Day 49 - Weston-super-Mare to Clevedon
During the
previous 48 days, we've missed a couple of "outbound" connections
because of late train arrivals at Exeter, and one return journey due to
ailing/delayed Colin at Widemouth Bay. It may be slightly surprising that,
until now, none of us has done - or omitted to do - something which has
resulted in failure to catch a train, but it's certainly surprising how that
run is broken this morning. Ben arrives at Paddington in time for the outbound
journey , but then boards the wrong train. The consequence is far more
significant in terms of expense for Ben than delay to the walk. His arrival at
Weston is only half an hour after John's and Gary's and we're all at the sea
front by 10:15. It soon becomes apparent that there are a few unnecessary items
in the bagging areas, namely waterproofs which we've all brought but which,
contrary to forecasts during the last few days, are unlikely to be required. A
pleasant enough start to the day along the coast outside Weston but then,
around mid-day and just before St Thomas's Head, we start a series of inland
diversions to get round/over the Rivers Banwell and Yeo.
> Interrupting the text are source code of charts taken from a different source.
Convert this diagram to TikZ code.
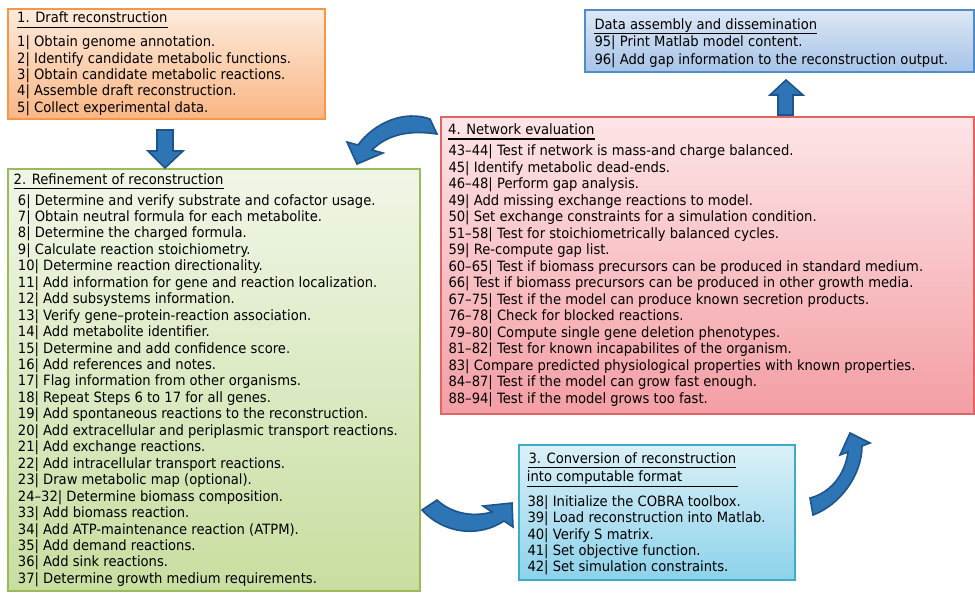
\documentclass[tikz,border=0pt]{standalone}
\usepackage{fontspec}
\setmainfont{DejaVu Sans}[FakeStretch=0.925]
\definecolor{oBd}{RGB}{247,150,70}
\definecolor{oTop}{RGB}{253,235,220}
\definecolor{oBot}{RGB}{249,182,132}
\definecolor{gBd}{RGB}{155,187,89}
\definecolor{gTop}{RGB}{240,246,231}
\definecolor{gBot}{RGB}{200,222,160}
\definecolor{rBd}{RGB}{226,100,100}
\definecolor{rTop}{RGB}{253,229,231}
\definecolor{rBot}{RGB}{243,158,164}
\definecolor{bBd}{RGB}{80,140,200}
\definecolor{bTop}{RGB}{221,232,245}
\definecolor{bBot}{RGB}{166,195,232}
\definecolor{cBd}{RGB}{60,172,200}
\definecolor{cTop}{RGB}{219,240,247}
\definecolor{cBot}{RGB}{140,210,234}
\definecolor{aFill}{RGB}{46,117,182}
\definecolor{aDraw}{RGB}{30,84,138}
\tikzset{
  txt/.style={anchor=base west, inner sep=0pt, font=\fontsize{14.2}{16}\selectfont, text=black},
  ul/.style={line width=1.1pt, black},
  boxsty/.style={line width=2pt},
  blockarrow/.style={fill=aFill, draw=aDraw, line width=1.6pt, line join=miter},
}
\begin{document}
\begin{tikzpicture}[x=1pt,y=-1pt]
\useasboundingbox (0,0) rectangle (975,592);
% ---- boxes
\shade[top color=oTop, bottom color=oBot] (8,9) rectangle (325,119);
\draw[boxsty, oBd] (8,9) rectangle (325,119);
\shade[top color=gTop, bottom color=gBot] (8,169) rectangle (420,591);
\draw[boxsty, gBd] (8,169) rectangle (420,591);
\shade[top color=rTop, bottom color=rBot] (441,117) rectangle (974,414);
\draw[boxsty, rBd] (441,117) rectangle (974,414);
\shade[top color=bTop, bottom color=bBot] (585,10) rectangle (974,72);
\draw[boxsty, bBd] (585,10) rectangle (974,72);
\shade[top color=cTop, bottom color=cBot] (519,445) rectangle (795,580);
\draw[boxsty, cBd] (519,445) rectangle (795,580);

% ---- box 1
\node[txt] (t1) at (17,22.7) {1. Draft reconstruction};
\draw[ul] ([yshift=-5pt]t1.base west) -- ([yshift=-5pt]t1.base east);
\foreach \s [count=\i] in {{1| Obtain genome annotation.},{2| Identify candidate metabolic functions.},{3| Obtain candidate metabolic reactions.},{4| Assemble draft reconstruction.},{5| Collect experimental data.}}
  \node[txt] (a\i) at (17,{46.7+16.4*(\i-1)}) {\s};

% ---- box 2
\node[txt] (t2) at (13.5,184) {2. Refinement of reconstruction};
\draw[ul] ([yshift=-4.5pt]t2.base west) -- ([yshift=-4.5pt]t2.base east);
\foreach \s [count=\i] in {{6| Determine and verify substrate and cofactor usage.},{7| Obtain neutral formula for each metabolite.},{8| Determine the charged formula.},{9| Calculate reaction stoichiometry.},{10| Determine reaction directionality.},{11| Add information for gene and reaction localization.},{12| Add subsystems information.},{13| Verify gene–protein-reaction association.},{14| Add metabolite identifier.},{15| Determine and add confidence score.},{16| Add references and notes.},{17| Flag information from other organisms.},{18| Repeat Steps 6 to 17 for all genes.},{19| Add spontaneous reactions to the reconstruction.},{20| Add extracellular and periplasmic transport reactions.},{21| Add exchange reactions.},{22| Add intracellular transport reactions.},{23| Draw metabolic map (optional).},{24–32| Determine biomass composition.},{33| Add biomass reaction.},{34| Add ATP-maintenance reaction (ATPM).},{35| Add demand reactions.},{36| Add sink reactions.},{37| Determine growth medium requirements.}}
  \node[txt] (b\i) at (17.7,{205+16.45*(\i-1)}) {\s};

% ---- box 4
\node[txt] (t4) at (448,134) {4. Network evaluation};
\draw[ul] ([yshift=-5pt]t4.base west) -- ([yshift=-5pt]t4.base east);
\foreach \s [count=\i] in {{43–44| Test if network is mass-and charge balanced.},{45| Identify metabolic dead-ends.},{46–48| Perform gap analysis.},{49| Add missing exchange reactions to model.},{50| Set exchange constraints for a simulation condition.},{51–58| Test for stoichiometrically balanced cycles.},{59| Re-compute gap list.},{60–65| Test if biomass precursors can be produced in standard medium.},{66| Test if biomass precursors can be produced in other growth media.},{67–75| Test if the model can produce known secretion products.},{76–78| Check for blocked reactions.},{79–80| Compute single gene deletion phenotypes.},{81–82| Test for known incapabilites of the organism.},{83| Compare predicted physiological properties with known properties.},{84–87| Test if the model can grow fast enough.},{88–94| Test if the model grows too fast.}}
  \node[txt] (d\i) at (448.3,{155.7+16.5*(\i-1)}) {\s};

% ---- data assembly box
\node[txt] (t5) at (594.3,29.3) {Data assembly and dissemination};
\draw[ul] ([yshift=-4pt]t5.base west) -- ([yshift=-4pt]t5.base east);
\node[txt] (e1) at (594.3,46.7) {95| Print Matlab model content.};
\node[txt] (e2) at (594.3,64) {96| Add gap information to the reconstruction output.};

% ---- box 3
\node[txt] (t3a) at (528.3,463.3) {3. Conversion of reconstruction};
\node[txt] (t3b) at (526.7,481.7) {into computable format};
\draw[ul] ([yshift=-4.5pt]t3a.base west) -- ([yshift=-4.5pt]t3a.base east);
\draw[ul] ([yshift=-5pt]t3b.base west) -- ([yshift=-5pt,xshift=1.6pt]t3b.base west -| t3a.base east);
\foreach \s [count=\i] in {{38| Initialize the COBRA toolbox.},{39| Load reconstruction into Matlab.},{40| Verify S matrix.},{41| Set objective function.},{42| Set simulation constraints.}}
  \node[txt] (c\i) at (527.3,{506.7+16.25*(\i-1)}) {\s};

% ---- arrows
\draw[blockarrow] (157,130) -- (173,130) -- (173,151) -- (183,151) -- (165,168) -- (148,151) -- (157,151) -- cycle;
\draw[blockarrow] (778,115) -- (793,115) -- (793,95) -- (803,95) -- (786,80) -- (770,95) -- (778,95) -- cycle;
\draw[blockarrow] (430,119) .. controls (405,110) and (375,122) .. (358,145) -- (347,142) -- (357,164) -- (383,153) -- (372,150) .. controls (388,134) and (410,130) .. (437,134) -- cycle;
\draw[blockarrow] (422,510) -- (437,500) .. controls (450,512) and (470,518) .. (492,512) -- (483,506) -- (512,503) -- (513,527) -- (504,521) .. controls (480,537) and (445,535) .. (422,510) -- cycle;
\draw[blockarrow] (810,498) .. controls (830,493) and (845,475) .. (848,452) -- (840,455) -- (850,433) -- (870,443) -- (862,446) .. controls (862,475) and (840,505) .. (813,515) -- cycle;
\end{tikzpicture}
\end{document}
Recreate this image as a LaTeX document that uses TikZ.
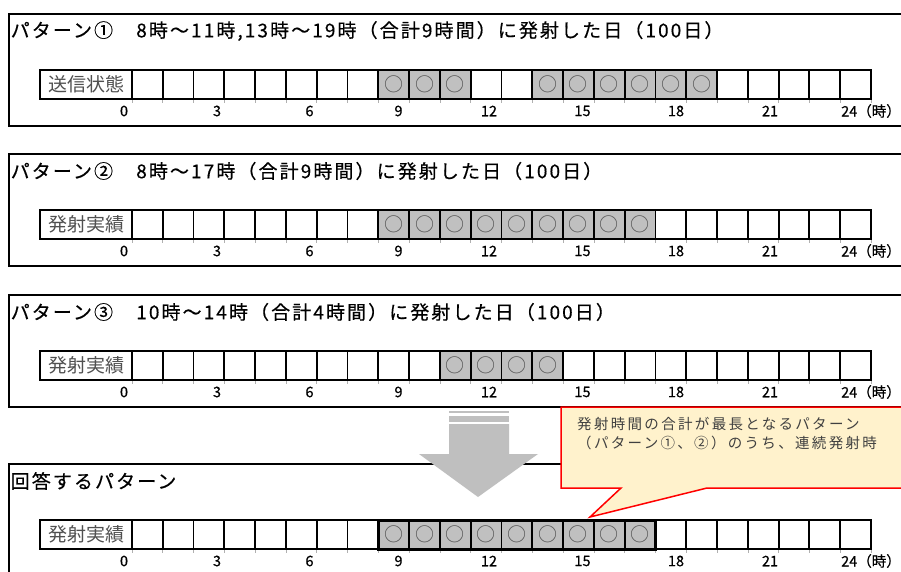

The early afternoon
route also involves crossing and re-crossing the M5. John's not entirely
serious suggestion that we wait for gaps in the traffic at least has the effect
of managing expectations, and the fences, tunnel, fields and footbridge which
we actually negotiate seem relatively tame. We eventually regain the coast
shortly after Kingston Seymour and, by 4:30, are approaching our overnight stop
at Clevedon. We decide against pre-arrival sharpeners (the pubs we pass aren't
all that tempting) and get to the Walton Park - a Best Westin Hotel - around
5:00. The bad news is that the bar doesn't open until 6:00. The good news is
that drinks can be ordered and brought to us in the lounge - a facility of
which we take advantage twice, in the welcome form of a couple of pints of
cider each. After changing, and taking the view that the dining room might be a
bit too formal, we have supper in the bar - a window table with views over the
Avon and Clevedon Pier. Pretty good food too (burger/steak pie/fish)
accompanied by further ciders and two bottles of red. Cheese and biscuits to
end the evening, along with a sticky each for John and Ben.